A simple FDR peak caller. The script is designed for processing DamID-seq datasets such as those generated by the damidseq_pipeline software, but will work on any DNA binding track in bedgraph or GFF format (for example, background-subtracted ChIP-seq data).
The output is a GFF file of all peaks with an FDR less than an assigned value (by default, FDR < 0.01). The mean binding intensity of the peak is represented by the score column of the GFF (column 6) and the FDR is present in the attributes column (column 9). The peak file can be loaded into genome browser software such as IGV for viewing, and associated genes can be called with the included peaks2genes script.
find_peaks requires Perl v5.010 or greater. To install, copy the find_peaks executable into your path.
Run the script via
find_peaks [options] [list of files in bedgraph or GFF file format]

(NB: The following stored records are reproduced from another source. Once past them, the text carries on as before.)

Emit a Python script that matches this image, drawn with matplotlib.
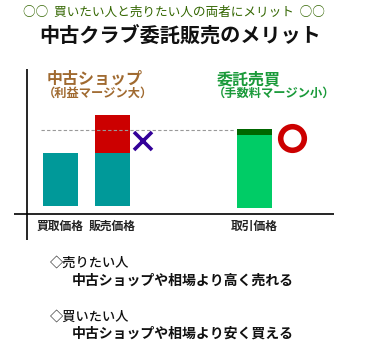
import matplotlib
matplotlib.use("Agg")
import matplotlib.pyplot as plt

plt.rcParams['font.family'] = ['Noto Sans CJK JP', 'DejaVu Sans']

# data (pixel-like units, y=0 at the x axis)
categories = ['買取価格', '販売価格', '取引価格']
x_pos = [46.5, 98.5, 240.5]
bar_bottom = [8, 8, 6]
base_values = [53, 53, 73]
margin_values = [0, 38, 6]
market_level = 84

title_top = '○○  買いたい人と売りたい人の両者にメリット  ○○'
title_main = '中古クラブ委託販売のメリット'

W, H = 366, 361
fig = plt.figure(figsize=(W / 100, H / 100), dpi=100)
fig.patch.set_facecolor('white')

ax = fig.add_axes([14 / W, (H - 240) / H, 320 / W, 171 / H])
ax.set_xlim(0, 320)
ax.set_ylim(-26, 145)
ax.axis('off')

# axes lines
ax.axhline(0, color='black', lw=1.2)
ax.axvline(13, color='black', lw=1.2)

# dashed market line
ax.plot([27, 220], [market_level, market_level], ls=(0, (3, 2)), color='#999999', lw=0.8)

base_colors = ['#009999', '#009999', '#00cc66']
margin_colors = ['#cc0000', '#cc0000', '#006600']
for i in range(3):
    ax.bar(x_pos[i], base_values[i], width=35, bottom=bar_bottom[i], color=base_colors[i])
    if margin_values[i] > 0:
        ax.bar(x_pos[i], margin_values[i], width=35,
               bottom=bar_bottom[i] + base_values[i], color=margin_colors[i])
    ax.text(x_pos[i], -12, categories[i], ha='center', va='center', fontsize=8.5,
            fontweight='bold', color='#222222')

# markers
ax.plot([129], [73], marker='x', ms=13, mew=2.6, color='#330099')
ax.plot([278], [76], marker='o', ms=17, mew=4, mfc='none', mec='#cc0000')

# group labels
ax.text(33, 135, '中古ショップ', ha='left', va='center', fontsize=11.5, fontweight='bold',
        color='#a06a30')
ax.text(29, 120.5, '（利益マージン大）', ha='left', va='center', fontsize=8.8, fontweight='bold',
        color='#a06a30')
ax.text(203, 135, '委託売買', ha='left', va='center', fontsize=11.5, fontweight='bold',
        color='#1a9a3a')
ax.text(199, 120.5, '（手数料マージン小）', ha='left', va='center', fontsize=8.8, fontweight='bold',
        color='#1a9a3a')

# titles
fig.text(174 / W, 1 - 12 / H, title_top, ha='center', va='center', fontsize=9.1, color='#336600')
fig.text(180 / W, 1 - 36 / H, title_main, ha='center', va='center', fontsize=14.5,
         fontweight='bold', color='#111111')

# bottom notes
fig.text(50 / W, 1 - 263 / H, '◇売りたい人', ha='left', va='center', fontsize=9.5,
         fontweight='medium', color='#111111')
fig.text(72 / W, 1 - 281 / H, '中古ショップや相場より高く売れる', ha='left', va='center', fontsize=10,
         fontweight='bold', color='#111111')
fig.text(50 / W, 1 - 317 / H, '◇買いたい人', ha='left', va='center', fontsize=9.5,
         fontweight='medium', color='#111111')
fig.text(72 / W, 1 - 334 / H, '中古ショップや相場より安く買える', ha='left', va='center', fontsize=10,
         fontweight='bold', color='#111111')

fig.savefig('out.png', dpi=100, facecolor='white')
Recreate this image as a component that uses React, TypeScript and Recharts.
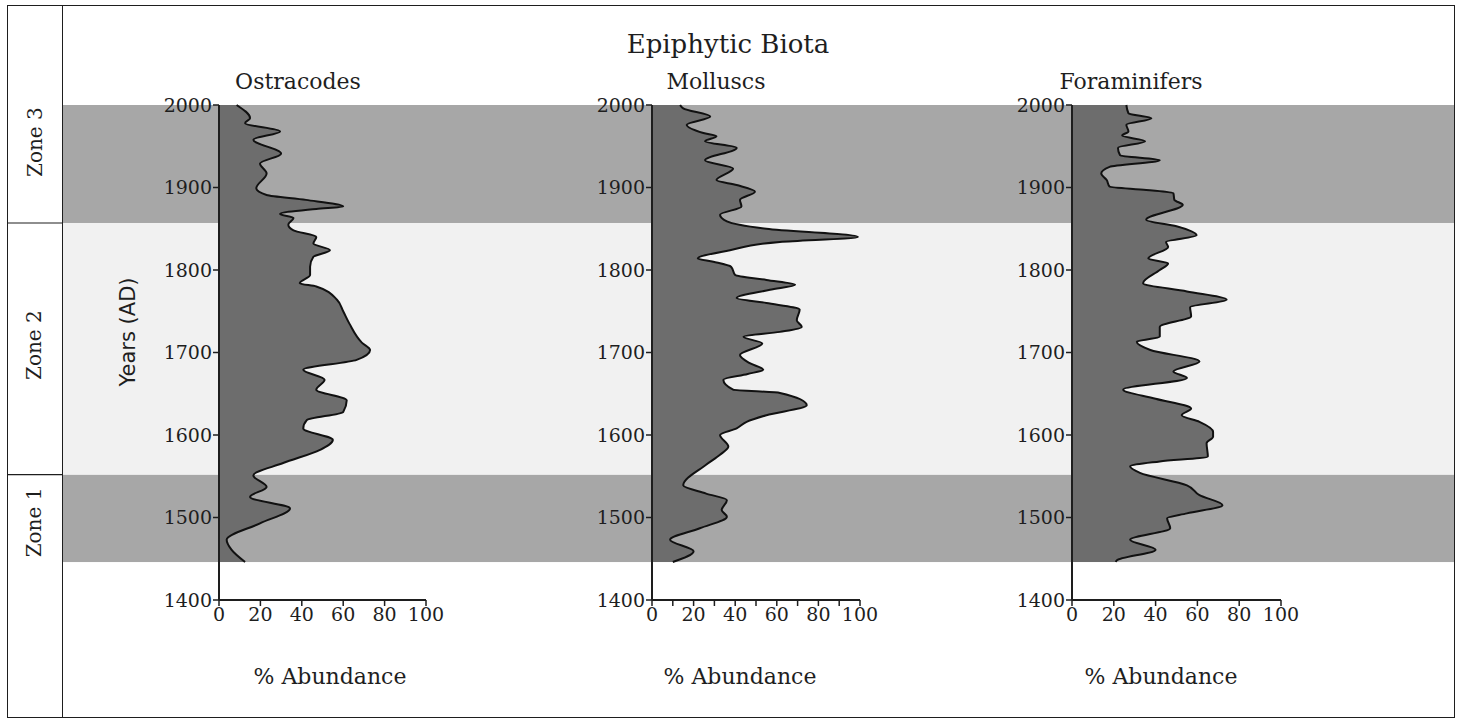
import React from "react";
import { AreaChart, Area, XAxis, YAxis, ReferenceArea, ReferenceLine } from "recharts";

// years, top (2000) to bottom (1446)
const ostracodeYears = [2000, 1984, 1978, 1968, 1958, 1941, 1929, 1917, 1899, 1891, 1885, 1877, 1874, 1868, 1863, 1855, 1848, 1840, 1832, 1824, 1816, 1804, 1794, 1784, 1780, 1764, 1750, 1735, 1712, 1703, 1691, 1679, 1667, 1655, 1642, 1628, 1618, 1608, 1594, 1582, 1566, 1551, 1537, 1525, 1511, 1493, 1473, 1461, 1446];
const ostracodeValues = [8.5, 15, 12.6, 29.5, 16.6, 30, 19.8, 23, 18, 23, 42, 60, 47, 29.5, 36, 33.5, 36, 47, 45.6, 53.6, 45.6, 44, 44, 39, 47, 57, 60, 63, 69, 73, 66.5, 40.7, 51, 47, 61.7, 60, 42.4, 40.7, 55, 48.8, 31, 16.6, 23, 15, 34.3, 19.8, 3.7, 6, 12.6];

const molluscYears = [2000, 1996, 1986, 1976, 1966, 1962, 1956, 1948, 1933, 1923, 1909, 1903, 1895, 1885, 1877, 1867, 1859, 1850, 1840, 1834, 1824, 1814, 1810, 1804, 1794, 1788, 1782, 1776, 1766, 1760, 1752, 1739, 1731, 1725, 1719, 1711, 1697, 1687, 1679, 1674, 1667, 1655, 1651, 1636, 1624, 1616, 1608, 1600, 1586, 1576, 1564, 1539, 1529, 1521, 1509, 1501, 1487, 1473, 1459, 1446];
const molluscValues = [13.5, 15, 28, 16.7, 24.7, 31, 25.5, 40.7, 25.5, 39, 31, 40.7, 49.5, 42.3, 43, 32.7, 36, 55, 99, 61.5, 37.5, 22, 29.5, 38, 40, 55, 68.8, 56.7, 40.7, 55, 71, 69.6, 72, 61.5, 44, 53, 42.3, 47, 53.5, 46, 34.3, 39, 61.5, 74.4, 55, 45.5, 40.7, 32.7, 36.7, 32.7, 26, 15, 26, 36, 33.5, 36, 23, 8.7, 20, 10];

const foramYears = [2000, 1990, 1984, 1976, 1968, 1963, 1956, 1948, 1939, 1933, 1925, 1917, 1909, 1901, 1897, 1893, 1885, 1879, 1861, 1853, 1842, 1834, 1828, 1814, 1808, 1800, 1784, 1774, 1764, 1755, 1744, 1731, 1719, 1713, 1703, 1689, 1677, 1669, 1655, 1644, 1632, 1624, 1616, 1604, 1598, 1590, 1574, 1568, 1562, 1554, 1539, 1527, 1515, 1505, 1499, 1487, 1473, 1461, 1448, 1446];
const foramValues = [26, 27, 38, 26, 27, 24, 35, 22, 23, 42, 18, 14, 16.6, 18, 35.5, 48.5, 49, 53, 35.5, 50, 59.6, 45, 46, 36.5, 46, 42, 34, 55, 74, 56.5, 57, 42, 42, 31, 37.5, 61, 48.5, 55, 24.5, 40, 57, 52.5, 61, 67.5, 67.5, 64.4, 65, 42, 27.8, 32.5, 55, 61, 72, 55, 45.5, 47, 27.8, 40, 21.4, 21];

const zoneNames = ["Zone 1", "Zone 2", "Zone 3"];
const zoneStart = [1446, 1552, 1857];
const zoneEnd = [1552, 1857, 2000];
const zoneLabelYears = [1494, 1709, 1955];

const yearTicks = [1400, 1500, 1600, 1700, 1800, 1900, 2000];
const ticksBy20 = [0, 20, 40, 60, 80, 100];
const ticksBy10 = [0, 10, 20, 30, 40, 50, 60, 70, 80, 90, 100];

const panelTitles = ["Ostracodes", "Molluscs", "Foraminifers"];

const SERIF = "'DejaVu Serif', 'Liberation Serif', serif";
const SANS = "'DejaVu Sans', 'Liberation Sans', sans-serif";
const INK = "#1e1e1e";
const BAND = "#a7a7a7";
const MID = "#f1f1f1";
const FILL = "#6d6d6d";

const toRows = (years: number[], values: number[]) =>
  years.map((year, i) => ({ year, value: values[i] }));

type PanelProps = {
  years: number[];
  values: number[];
  left: number;
  width: number;
  marginLeft: number;
  marginRight: number;
  xTicks: number[];
  bandFrom: number;
  zoneColumn?: boolean;
};

const H = 723;

const Panel = ({ years, values, left, width, marginLeft, marginRight, xTicks, bandFrom, zoneColumn }: PanelProps) => {
  const data = toRows(years, values);
  return (
    <div style={{ position: "absolute", left, top: 0 }}>
      <AreaChart
        layout="vertical"
        width={width}
        height={H}
        data={data}
        margin={{ top: 105, right: marginRight, left: marginLeft, bottom: 93 }}
      >
        {zoneNames.map((name, i) => (
          <ReferenceArea
            key={name}
            y1={zoneStart[i]}
            y2={zoneEnd[i]}
            ifOverflow="visible"
            shape={(p: any) => (
              <g>
                <rect x={bandFrom} y={p.y} width={width - bandFrom} height={p.height} fill={i === 1 ? MID : BAND} />
                {zoneColumn && i > 0 && (
                  <line x1={0} x2={bandFrom} y1={p.y + p.height} y2={p.y + p.height} stroke={INK} strokeWidth={1.2} />
                )}
              </g>
            )}
          />
        ))}
        {zoneColumn &&
          zoneNames.map((name, i) => (
            <ReferenceLine
              key={"lbl" + name}
              y={zoneLabelYears[i]}
              ifOverflow="visible"
              shape={(p: any) => (
                <text
                  x={bandFrom / 2}
                  y={p.y1}
                  transform={`rotate(-90 ${bandFrom / 2} ${p.y1})`}
                  textAnchor="middle"
                  dominantBaseline="central"
                  fontFamily={SERIF}
                  fontSize={20}
                  fill={INK}
                >
                  {name}
                </text>
              )}
            />
          ))}
        <XAxis
          type="number"
          domain={[0, 100]}
          ticks={xTicks}
          interval={0}
          height={30}
          tickFormatter={(v: number) => (v % 20 === 0 ? String(v) : "")}
          axisLine={{ stroke: INK, strokeWidth: 2 }}
          tickLine={{ stroke: INK, strokeWidth: 1.5 }}
          tickSize={6}
          tick={{ fill: INK, fontSize: 19, fontFamily: SERIF }}
        />
        <YAxis
          type="number"
          dataKey="year"
          domain={[1400, 2000]}
          reversed
          ticks={yearTicks}
          interval={0}
          width={60}
          axisLine={{ stroke: INK, strokeWidth: 2 }}
          tickLine={{ stroke: INK, strokeWidth: 1.5 }}
          tickSize={6}
          tickMargin={1}
          tick={{ fill: INK, fontSize: 19, fontFamily: SERIF }}
        />
        <Area
          type="monotone"
          dataKey="value"
          stroke="#111"
          strokeWidth={2}
          fill={FILL}
          fillOpacity={1}
          isAnimationActive={false}
        />
      </AreaChart>
    </div>
  );
};

const textAt = (x: number, y: number, size: number, family = SERIF): React.CSSProperties => ({
  position: "absolute",
  left: x,
  top: y,
  transform: "translate(-50%, -50%)",
  fontFamily: family,
  fontSize: size,
  color: INK,
  whiteSpace: "nowrap",
  lineHeight: 1,
});

const App = () => {
  return (
    <div style={{ position: "relative", width: 1461, height: H, background: "#fff", overflow: "hidden" }}>
      <style>{"body{margin:0}"}</style>
      <Panel years={ostracodeYears} values={ostracodeValues} left={7} width={483} marginLeft={152} marginRight={64} xTicks={ticksBy20} bandFrom={55} zoneColumn />
      <Panel years={molluscYears} values={molluscValues} left={490} width={420} marginLeft={102} marginRight={50} xTicks={ticksBy10} bandFrom={0} />
      <Panel years={foramYears} values={foramValues} left={910} width={545} marginLeft={102} marginRight={174} xTicks={ticksBy20} bandFrom={0} />

      {/* frame and zone column */}
      <div style={{ position: "absolute", left: 7, top: 5, width: 1448, height: 713, border: `1.5px solid ${INK}`, boxSizing: "border-box", pointerEvents: "none" }} />
      <div style={{ position: "absolute", left: 62, top: 5, width: 0, height: 713, borderLeft: `1.5px solid ${INK}` }} />

      <div style={textAt(728, 44, 26)}>Epiphytic Biota</div>
      <div style={textAt(298, 82, 22)}>{panelTitles[0]}</div>
      <div style={textAt(716, 82, 22)}>{panelTitles[1]}</div>
      <div style={textAt(1131, 82, 22)}>{panelTitles[2]}</div>
      <div style={textAt(330, 677, 22)}>% Abundance</div>
      <div style={textAt(740, 677, 22)}>% Abundance</div>
      <div style={textAt(1161, 677, 22)}>% Abundance</div>
      <div style={{ ...textAt(128, 332, 21, SANS), transform: "translate(-50%, -50%) rotate(-90deg)" }}>Years (AD)</div>
    </div>
  );
};

export default App;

To see all usage options, run with
find_peaks --help
The output of the script is a list of all peaks with an FDR less than the cutoff value.
The peaks file can be used as the input to the included peaks2genes script in order to call associated genes (i.e. genes in close proximity). Run
peaks2genes --help
to see all usage options. Note that the path to a genome annotation file in GFF format needs to be set with the --genes_file option. An annotation for release 6 (DmR6.genes.gff.gz) of the Drosophila melanogaster genome is provided in the repository.
Please note that the close association of a peak with a gene does not necessarily imply direct regulation of that gene, and associations must be used as a basic guide only. There are many examples in the literature of enhancers present in unrelated gene bodies or located a very long distance away from their target genes.
Depending on the expected genome coverage of the protein of interest, the --min_quant and --step options may need to be adjusted. Reducing the value of --step will increase the resolution of peak detection at the expense of speed. Lowering the --min_quant value will enable the detection of smaller peak heights (but may increase the number of non-biologically relevant regions of enrichment).
find_peaks is roughly based on an algorithm developed by Tony Southall (doi:10.1016/j.neuron.2012.06.015). Briefly, a list of binding intensity thresholds are identified from the dataset, the dataset is randomly shuffled, and the frequency of consecutive regions (i.e. GATC fragments or bins) with a score greater than the threshold calculated. The relationship between the number of consecutive fragments and the frequency of observation in a random dataset is logarithmic, and can thus be effectively modelled for any number of fragments through linear regression. The FDR is very simply the observed / expected for a number of consecutive fragments above a given threshold.